Recently, Carnegie Mellon University developed a method for detecting people through Wi Fi signals so it would send a signal out through a normal WiFi router and then that signal could be traced back to create 3D augmented shapes of people to pinpoint precise positions where the person is standing and where they’re moving.
This technology is one of the many ways, a lot of which are terrifying if put in the wrong hands, that AI has been used.
Before this, you could easily pinpoint where in a room relative to the router a person’s device was, however this is another much more precise method. It used all the waves the router sends to trace back precise body positions across a wide range, including through walls far from the router inside a standard home.
Senior and future Computer Science major James Mahia gives insight into the world of artificial intelligence.
What’s your opinion on technology like this?
At the end of the day, artificial intelligence, is really just trying to make machines learn by themselves, so instead of a computer following a set of instructions by themselves, an AI really has bots that create new bots in order to pretty much solve a problem where those bots fail. They are quote unquote, killed, then then they make new bots in order to figure out how to solve the problem until you go through the cycle enough times to have a bot that learned by itself that on how to really much solve a problem. And so while AI can’t really program itself, at the end of the day, there are still people really facilitating these bots because they are the ones who facilitate everything even though the AI pretty much programs itself.
For the most part, because the people who are in charge of making these set parameters in order to solve a problem, they define the problem and how they this problem is going to be made to be solved. And so how the bots are sorry. And so at the end of the day, whether we’re talking about fake imagery, for example, the Trump being arrested by the NYPD or are fake tweets made by AI or the AI like audio processors like you’ve seen on social media about AI personating celebrities. At the end of the day, we really need it actually doesn’t really matter what the AI is made it what the sorry, what the AI can do. It’s really what it’s made to do. And the thing that we really need to focus on is not just the technology itself, but the people behind the screen that is making them.

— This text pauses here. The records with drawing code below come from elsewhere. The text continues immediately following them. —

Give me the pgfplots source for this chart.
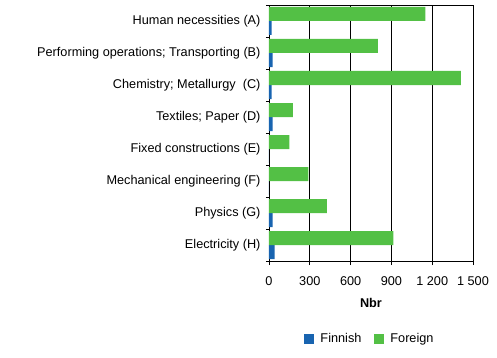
\documentclass[border=0pt]{standalone}
\usepackage{fontspec}
\setmainfont{Liberation Sans}
\usepackage{pgfplots}
\pgfplotsset{compat=1.18}
\definecolor{finblue}{RGB}{24,100,176}
\definecolor{forgreen}{RGB}{83,192,69}
\newcommand{\chfont}{\fontsize{12.7bp}{14bp}\selectfont}
\begin{document}
\begin{tikzpicture}[font=\chfont]
\begin{axis}[
  scale only axis, width=204bp, height=256bp,
  xbar, bar width=14bp,
  xmin=0, xmax=1500, ymin=-0.5, ymax=7.5,
  axis line style={black, line width=0.8bp},
  xtick={0,300,600,900,1200,1500},
  xticklabels={0,300,600,900,{1 200},{1 500}},
  ytick={0,1,2,3,4,5,6,7},
  yticklabels={Electricity (H), Physics (G), Mechanical engineering (F), Fixed constructions (E), Textiles; Paper (D), {Chemistry; Metallurgy\ \ (C)\hspace{9bp}}, Performing operations; Transporting (B), Human necessities (A)},
  minor ytick={-0.5,0.5,1.5,2.5,3.5,4.5,5.5,6.5,7.5},
  major y tick style={draw=none},
  minor tick length=3bp, major tick length=4bp,
  tick align=outside,
  xtick pos=bottom, ytick pos=left,
  tick style={black, line width=0.8bp},
  xmajorgrids, grid style={black, line width=0.8bp},
  xticklabel style={font=\chfont, yshift=-8bp},
  yticklabel style={font=\chfont, xshift=-1bp},
  xlabel={\textbf{Nbr}},
  xlabel style={at={(axis description cs:0.5,-0.164)}, anchor=center, font=\chfont},
  legend style={at={(axis description cs:0.5,-0.305)}, anchor=center, draw=none, legend columns=2,
    font=\chfont, nodes={inner xsep=4bp},
    /tikz/every even column/.append style={column sep=9bp}},
  legend image code/.code={\fill[#1] (0bp,-5bp) rectangle (10bp,5bp); \path (12bp,0bp);},
]
\addplot[fill=finblue, draw=none, bar shift=-7bp] coordinates {
  (42,0) (27,1) (0,2) (0,3) (27,4) (20,5) (27,6) (20,7)};
\addplot[fill=forgreen, draw=none, bar shift=7bp] coordinates {
  (915,0) (425,1) (290,2) (150,3) (175,4) (1410,5) (800,6) (1150,7)};
\legend{Finnish, Foreign}
\coordinate (sw) at (rel axis cs:0,0);
\coordinate (ne) at (rel axis cs:1,1);
\end{axis}
\pgfresetboundingbox
\path[use as bounding box] ([shift={(-269bp,-97bp)}]sw) rectangle ([shift={(24bp,5bp)}]ne);
\end{tikzpicture}
\end{document}
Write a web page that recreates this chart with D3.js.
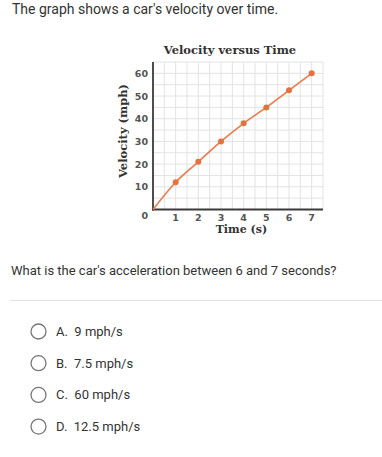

What would you say is your concern and what are you looking forward to in the future in terms of AI?
Well, my biggest concern is that we are kind of living in an age where there is no really such thing as sort of a reality anymore because we can literally make up different realities and present them as facts. So for example, there are a lot of deep fake cases out there of people impersonating other people and showing videos of them when in reality, they were never even in the even said or did the things that they did in a video, especially after the event of COVID where everybody’s behind the screen that was easy to capture and therefore people could literally fake being other people. The picture of the NYPD arresting Trump. People thought that was real, but turns out it wasn’t. And so and so my biggest concern right now is that if we can literally create new realities through technology and present them as facts. How can we know in the future what exactly even is real
I agree with Stephen Hawking about AI being pretty much one of the biggest threats to humanity, but there is actually some merit and truth and helpfulness of AI. It is really good at construction, and it’s specifically in the case of missing persons. And so what AI does is that it creates imagery, based off statistics in the case of missing persons in order to create an image that can be helped to identify people
Even though personally my view is that AI is genuinely bad for humanity. I also have to acknowledge the other side in which there are some really useful, practical, practical and even daresay good uses for artificial intelligence or to help many different persons.
Do you see AI being used to integrate into our everyday lives in the near future?
We have AI everywhere already, from your Instagram feed to Amazon to even the schools soon.
I do a lot of work with the school district. The student council district is actually making an AI right now.
Can you tell me more about the district AI?
Our District Chief Technology Officer, Philip Hintz and he talked about how AI could be used in order to help create a better learning environment towards the school in various different ways. And the reason why I’m saying it very vaguely is because they haven’t had anything really done with the books. They set up a policy in order to mitigate it but they are but nothing is really set in stone about the AI just yet. But what they did say is that they were very very strict about what can and cannot be used with AI. Plagiarizing a project off the books would not be possible. Using it to check over work for a math problem would be fine.
Anything else you’d like to add?
AI, at the end of the day, really just needs to be in the right hands. That’s pretty much the main thing that people need to be aware of about AI because it’s still gonna be a prominent place in our lives. The only question is, how can we better model them to be better for people and who exactly is in the driver’s seat making the algorithms that create and have the procedures embedded with an AI?